'''

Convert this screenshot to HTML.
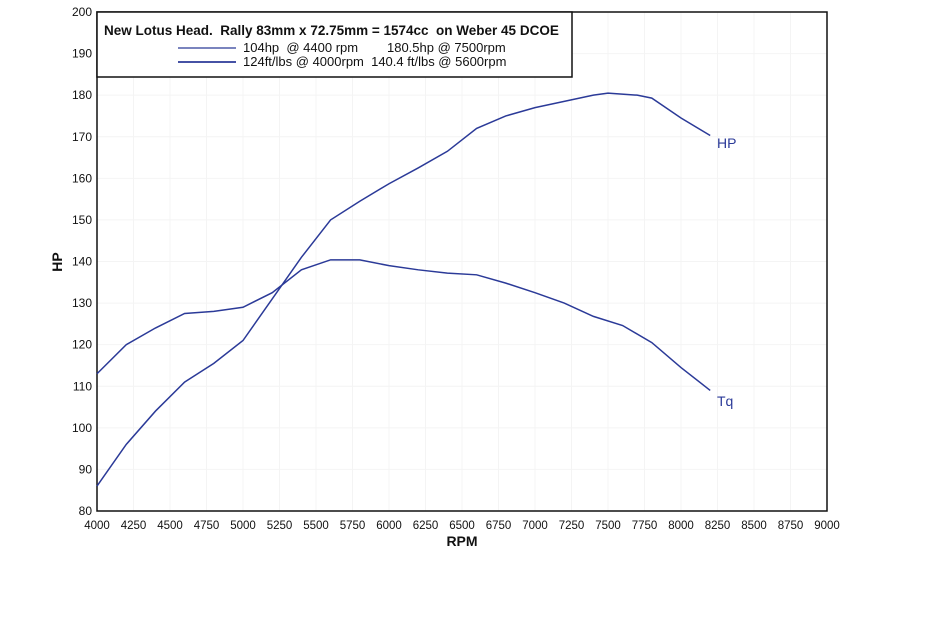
<!DOCTYPE html>
<html><head><meta charset="utf-8"><style>
body{margin:0;background:#fff;}
svg{display:block;font-family:"Liberation Sans",Arial,sans-serif;}
svg text{white-space:pre;}
</style></head><body>
<svg id="c" width="927" height="621"></svg>
<script>
const rpm=[4000,4200,4400,4600,4800,5000,5200,5400,5600,5800,6000,6200,6400,6600,6800,7000,7200,7400,7500,7700,7800,8000,8200];
const hp=[86,96,104,111,115.5,121,131,141,150,154.5,158.7,162.5,166.5,172,175,177,178.5,180,180.5,180,179.3,174.5,170.3];
const tqRpm=[4000,4200,4400,4600,4800,5000,5200,5400,5600,5800,6000,6200,6400,6600,6800,7000,7200,7400,7600,7800,8000,8200];
const tq=[113,120,124,127.5,128,129,132.5,138,140.4,140.4,139,138,137.2,136.8,134.8,132.5,130,126.8,124.6,120.5,114.5,109];
const xTicks=[4000,4250,4500,4750,5000,5250,5500,5750,6000,6250,6500,6750,7000,7250,7500,7750,8000,8250,8500,8750,9000];
const yTicks=[80,90,100,110,120,130,140,150,160,170,180,190,200];
const L=97,R=827,T=12,B=511;
const x=v=>L+(v-4000)/5000*(R-L);
const y=v=>B-(v-80)/120*(B-T);
const svg=document.getElementById('c');
const NS='http://www.w3.org/2000/svg';
function mk(tag,attrs,parent){const e=document.createElementNS(NS,tag);for(const k in attrs)e.setAttribute(k,attrs[k]);(parent||svg).appendChild(e);return e;}
xTicks.forEach(t=>{
 const g=mk('line',{x1:x(t),x2:x(t),y1:T,y2:B,stroke:'#f4f4f4','stroke-width':1});
 
 
 const tx=mk('text',{x:x(t),y:B+18,'text-anchor':'middle','font-size':11.5,fill:'#111'});
 tx.textContent=t;
 
 
});
yTicks.forEach(t=>{
 const g=mk('line',{x1:L,x2:R,y1:y(t),y2:y(t),stroke:'#f4f4f4','stroke-width':1});
 
 
 const tx=mk('text',{x:L-5,y:y(t)+4,'text-anchor':'end','font-size':12,fill:'#111'});
 tx.textContent=t;
 
 
});
const frame=mk('rect',{x:L,y:T,width:R-L,height:B-T,fill:'none',stroke:'#111','stroke-width':1.5});


function line(xs,ys,name){
 const p=mk('polyline',{points:xs.map((v,i)=>x(v)+','+y(ys[i])).join(' '),fill:'none',stroke:'#2b3a98','stroke-width':1.5});
 
 
}
line(rpm,hp,'hp-line');
line(tqRpm,tq,'torque-line');
const lg=mk('g',{});


mk('rect',{x:L,y:T,width:475,height:65,fill:'#fff',stroke:'#111','stroke-width':1.5},lg);
const t1=mk('text',{x:104,y:35,'font-size':13.5,'font-weight':'bold',fill:'#111'},lg);t1.textContent='New Lotus Head.  Rally 83mm x 72.75mm = 1574cc  on Weber 45 DCOE';


mk('line',{x1:178,x2:236,y1:48,y2:48,stroke:'#2b3a98','stroke-width':1.2},lg);
mk('line',{x1:178,x2:236,y1:62,y2:62,stroke:'#2b3a98','stroke-width':1.8},lg);
const t2=mk('text',{x:243,y:52,'font-size':13,fill:'#111'},lg);t2.textContent='104hp  @ 4400 rpm        180.5hp @ 7500rpm';


const t3=mk('text',{x:243,y:66,'font-size':13,fill:'#111'},lg);t3.textContent='124ft/lbs @ 4000rpm  140.4 ft/lbs @ 5600rpm';


const a=mk('text',{x:717,y:148,'font-size':14,fill:'#2b3a98'});a.textContent='HP';


const b=mk('text',{x:717,y:406,'font-size':14,fill:'#2b3a98'});b.textContent='Tq';


const xt=mk('text',{x:462,y:546,'text-anchor':'middle','font-size':14,'font-weight':'bold',fill:'#111'});xt.textContent='RPM';


const yt=mk('text',{x:62,y:262,'text-anchor':'middle','font-size':14,'font-weight':'bold',fill:'#111',transform:'rotate(-90 62 262)'});yt.textContent='HP';


</script>
</body></html>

'''

Short problem → All of the lines above should be retyped precisely, apart from the pictures.

Solution →
Convert this screenshot to HTML.
<!DOCTYPE html>
<html><head><meta charset="utf-8"><style>
body{margin:0;background:#fff;}
svg{display:block;font-family:"Liberation Sans",Arial,sans-serif;}
svg text{white-space:pre;}
</style></head><body>
<svg id="c" width="927" height="621"></svg>
<script>
const rpm=[4000,4200,4400,4600,4800,5000,5200,5400,5600,5800,6000,6200,6400,6600,6800,7000,7200,7400,7500,7700,7800,8000,8200];
const hp=[86,96,104,111,115.5,121,131,141,150,154.5,158.7,162.5,166.5,172,175,177,178.5,180,180.5,180,179.3,174.5,170.3];
const tqRpm=[4000,4200,4400,4600,4800,5000,5200,5400,5600,5800,6000,6200,6400,6600,6800,7000,7200,7400,7600,7800,8000,8200];
const tq=[113,120,124,127.5,128,129,132.5,138,140.4,140.4,139,138,137.2,136.8,134.8,132.5,130,126.8,124.6,120.5,114.5,109];
const xTicks=[4000,4250,4500,4750,5000,5250,5500,5750,6000,6250,6500,6750,7000,7250,7500,7750,8000,8250,8500,8750,9000];
const yTicks=[80,90,100,110,120,130,140,150,160,170,180,190,200];
const L=97,R=827,T=12,B=511;
const x=v=>L+(v-4000)/5000*(R-L);
const y=v=>B-(v-80)/120*(B-T);
const svg=document.getElementById('c');
const NS='http://www.w3.org/2000/svg';
function mk(tag,attrs,parent){const e=document.createElementNS(NS,tag);for(const k in attrs)e.setAttribute(k,attrs[k]);(parent||svg).appendChild(e);return e;}
xTicks.forEach(t=>{
 const g=mk('line',{x1:x(t),x2:x(t),y1:T,y2:B,stroke:'#f4f4f4','stroke-width':1});
 
 
 const tx=mk('text',{x:x(t),y:B+18,'text-anchor':'middle','font-size':11.5,fill:'#111'});
 tx.textContent=t;
 
 
});
yTicks.forEach(t=>{
 const g=mk('line',{x1:L,x2:R,y1:y(t),y2:y(t),stroke:'#f4f4f4','stroke-width':1});
 
 
 const tx=mk('text',{x:L-5,y:y(t)+4,'text-anchor':'end','font-size':12,fill:'#111'});
 tx.textContent=t;
 
 
});
const frame=mk('rect',{x:L,y:T,width:R-L,height:B-T,fill:'none',stroke:'#111','stroke-width':1.5});


function line(xs,ys,name){
 const p=mk('polyline',{points:xs.map((v,i)=>x(v)+','+y(ys[i])).join(' '),fill:'none',stroke:'#2b3a98','stroke-width':1.5});
 
 
}
line(rpm,hp,'hp-line');
line(tqRpm,tq,'torque-line');
const lg=mk('g',{});


mk('rect',{x:L,y:T,width:475,height:65,fill:'#fff',stroke:'#111','stroke-width':1.5},lg);
const t1=mk('text',{x:104,y:35,'font-size':13.5,'font-weight':'bold',fill:'#111'},lg);t1.textContent='New Lotus Head.  Rally 83mm x 72.75mm = 1574cc  on Weber 45 DCOE';


mk('line',{x1:178,x2:236,y1:48,y2:48,stroke:'#2b3a98','stroke-width':1.2},lg);
mk('line',{x1:178,x2:236,y1:62,y2:62,stroke:'#2b3a98','stroke-width':1.8},lg);
const t2=mk('text',{x:243,y:52,'font-size':13,fill:'#111'},lg);t2.textContent='104hp  @ 4400 rpm        180.5hp @ 7500rpm';


const t3=mk('text',{x:243,y:66,'font-size':13,fill:'#111'},lg);t3.textContent='124ft/lbs @ 4000rpm  140.4 ft/lbs @ 5600rpm';


const a=mk('text',{x:717,y:148,'font-size':14,fill:'#2b3a98'});a.textContent='HP';


const b=mk('text',{x:717,y:406,'font-size':14,fill:'#2b3a98'});b.textContent='Tq';


const xt=mk('text',{x:462,y:546,'text-anchor':'middle','font-size':14,'font-weight':'bold',fill:'#111'});xt.textContent='RPM';


const yt=mk('text',{x:62,y:262,'text-anchor':'middle','font-size':14,'font-weight':'bold',fill:'#111',transform:'rotate(-90 62 262)'});yt.textContent='HP';


</script>
</body></html>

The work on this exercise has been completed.